## Brief
Count, in the entries, the lines with "that". Answer with the number only.

## Records to process
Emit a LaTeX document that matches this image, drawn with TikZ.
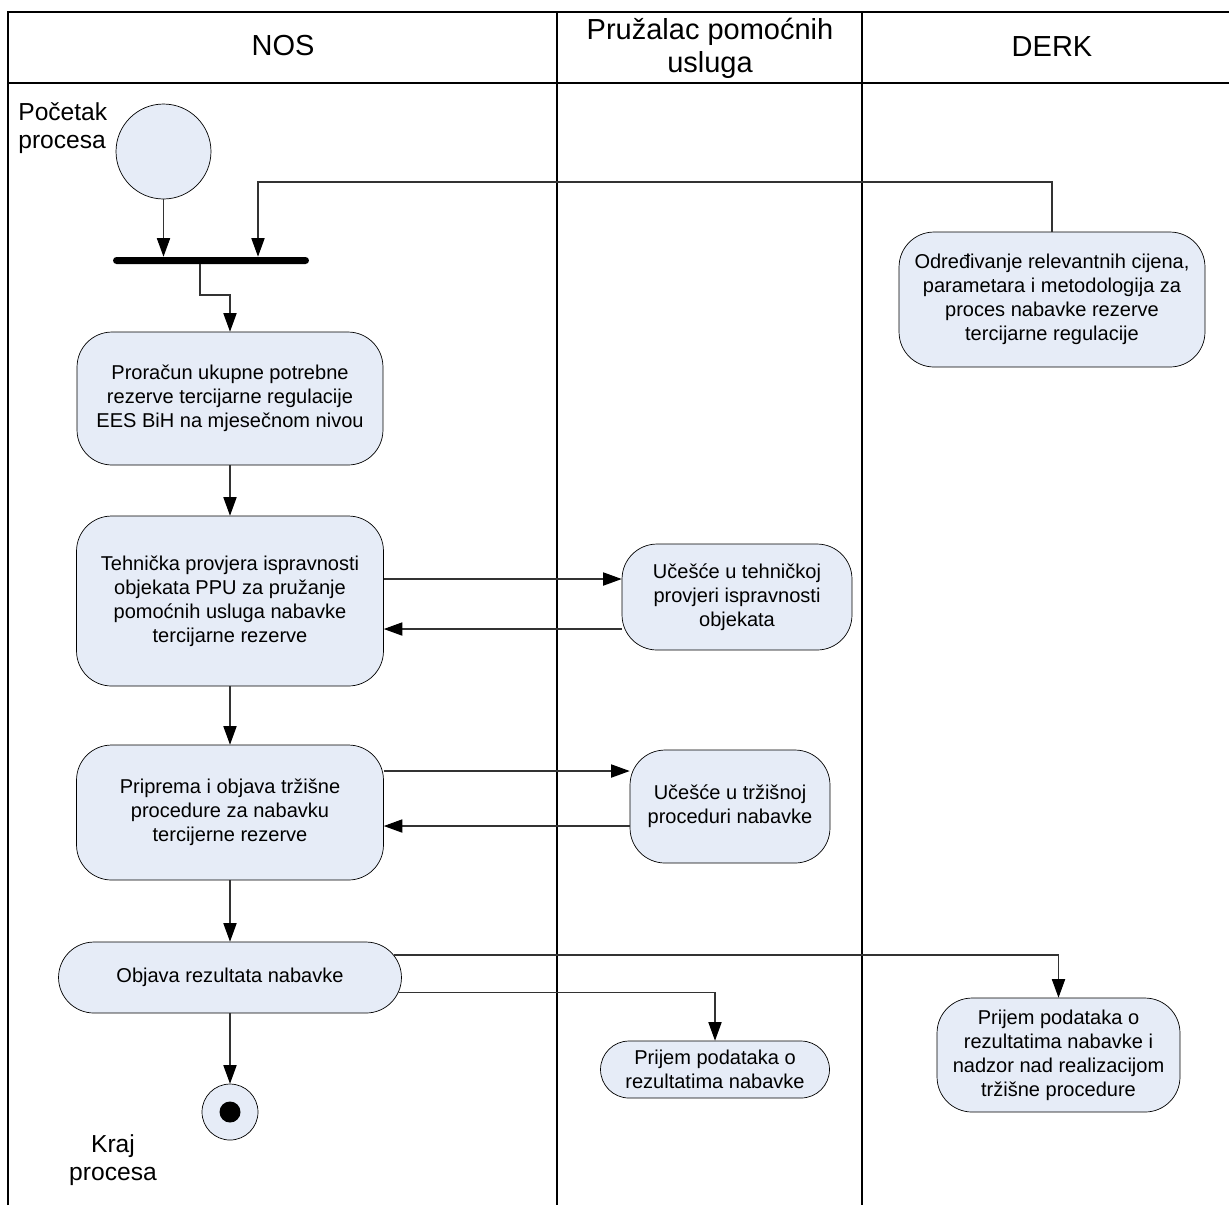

* * *

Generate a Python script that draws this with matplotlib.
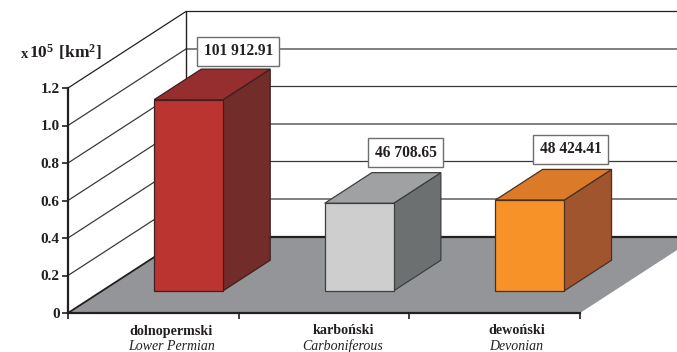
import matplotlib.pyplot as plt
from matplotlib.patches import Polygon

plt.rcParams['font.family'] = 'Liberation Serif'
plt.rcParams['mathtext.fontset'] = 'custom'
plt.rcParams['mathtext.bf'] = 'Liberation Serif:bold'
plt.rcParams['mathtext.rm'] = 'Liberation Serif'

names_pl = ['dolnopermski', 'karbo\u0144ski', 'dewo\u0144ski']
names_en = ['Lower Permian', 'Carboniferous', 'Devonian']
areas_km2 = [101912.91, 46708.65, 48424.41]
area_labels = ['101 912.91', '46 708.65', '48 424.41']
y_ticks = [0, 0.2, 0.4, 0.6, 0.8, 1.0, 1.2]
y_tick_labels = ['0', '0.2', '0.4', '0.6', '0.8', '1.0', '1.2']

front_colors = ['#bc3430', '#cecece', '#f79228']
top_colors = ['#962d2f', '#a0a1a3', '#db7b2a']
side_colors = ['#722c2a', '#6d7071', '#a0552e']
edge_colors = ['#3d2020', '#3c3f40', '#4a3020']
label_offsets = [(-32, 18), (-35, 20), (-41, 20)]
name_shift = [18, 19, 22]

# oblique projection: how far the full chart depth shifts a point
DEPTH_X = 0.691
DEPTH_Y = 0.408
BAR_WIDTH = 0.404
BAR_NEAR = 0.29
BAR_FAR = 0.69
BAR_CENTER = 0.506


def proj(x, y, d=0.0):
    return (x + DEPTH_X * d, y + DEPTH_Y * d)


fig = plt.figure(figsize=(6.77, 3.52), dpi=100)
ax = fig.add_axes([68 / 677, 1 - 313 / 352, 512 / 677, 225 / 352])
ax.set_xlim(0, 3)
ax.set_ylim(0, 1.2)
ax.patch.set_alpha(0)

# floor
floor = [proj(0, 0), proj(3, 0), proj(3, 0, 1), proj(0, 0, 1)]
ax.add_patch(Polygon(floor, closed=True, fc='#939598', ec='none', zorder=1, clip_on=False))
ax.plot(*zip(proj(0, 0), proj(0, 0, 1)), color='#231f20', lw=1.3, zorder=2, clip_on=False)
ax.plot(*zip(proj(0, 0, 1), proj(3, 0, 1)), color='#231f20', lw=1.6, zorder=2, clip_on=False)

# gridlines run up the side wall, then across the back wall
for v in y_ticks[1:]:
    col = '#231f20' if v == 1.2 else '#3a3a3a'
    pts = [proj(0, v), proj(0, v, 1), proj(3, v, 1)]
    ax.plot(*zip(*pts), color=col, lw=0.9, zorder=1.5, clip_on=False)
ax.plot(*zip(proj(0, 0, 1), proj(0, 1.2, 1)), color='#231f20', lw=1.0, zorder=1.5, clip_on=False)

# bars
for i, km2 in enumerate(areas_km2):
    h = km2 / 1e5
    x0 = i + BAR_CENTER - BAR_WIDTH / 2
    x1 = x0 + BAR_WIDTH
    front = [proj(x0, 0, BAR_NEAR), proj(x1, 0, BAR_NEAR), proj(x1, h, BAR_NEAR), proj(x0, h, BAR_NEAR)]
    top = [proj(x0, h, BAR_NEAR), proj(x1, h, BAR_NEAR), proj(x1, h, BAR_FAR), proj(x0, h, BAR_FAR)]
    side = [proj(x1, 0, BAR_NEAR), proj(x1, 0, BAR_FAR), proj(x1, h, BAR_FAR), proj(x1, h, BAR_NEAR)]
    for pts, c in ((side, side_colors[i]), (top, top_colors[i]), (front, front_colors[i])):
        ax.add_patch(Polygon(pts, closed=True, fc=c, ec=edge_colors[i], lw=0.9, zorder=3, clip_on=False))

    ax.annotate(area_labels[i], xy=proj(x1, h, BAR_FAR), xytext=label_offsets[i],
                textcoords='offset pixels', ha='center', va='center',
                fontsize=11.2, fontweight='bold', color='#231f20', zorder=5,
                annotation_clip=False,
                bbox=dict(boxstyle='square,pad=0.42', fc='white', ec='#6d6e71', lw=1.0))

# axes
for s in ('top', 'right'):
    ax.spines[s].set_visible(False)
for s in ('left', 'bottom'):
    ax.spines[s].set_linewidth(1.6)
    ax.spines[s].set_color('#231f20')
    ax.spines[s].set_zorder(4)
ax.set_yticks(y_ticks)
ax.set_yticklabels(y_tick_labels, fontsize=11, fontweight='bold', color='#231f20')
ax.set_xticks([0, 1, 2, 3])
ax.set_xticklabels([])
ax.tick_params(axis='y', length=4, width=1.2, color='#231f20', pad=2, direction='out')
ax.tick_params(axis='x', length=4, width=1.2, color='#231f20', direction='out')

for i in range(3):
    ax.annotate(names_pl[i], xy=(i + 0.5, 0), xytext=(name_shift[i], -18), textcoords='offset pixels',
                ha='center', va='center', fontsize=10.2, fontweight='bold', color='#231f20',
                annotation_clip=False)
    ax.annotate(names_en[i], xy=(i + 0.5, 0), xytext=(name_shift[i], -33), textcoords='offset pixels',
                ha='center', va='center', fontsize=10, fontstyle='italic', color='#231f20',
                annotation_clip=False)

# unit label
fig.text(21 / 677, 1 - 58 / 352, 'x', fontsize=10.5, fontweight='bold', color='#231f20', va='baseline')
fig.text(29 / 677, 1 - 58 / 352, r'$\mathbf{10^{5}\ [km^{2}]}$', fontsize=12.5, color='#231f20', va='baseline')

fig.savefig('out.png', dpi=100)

## Written solution
2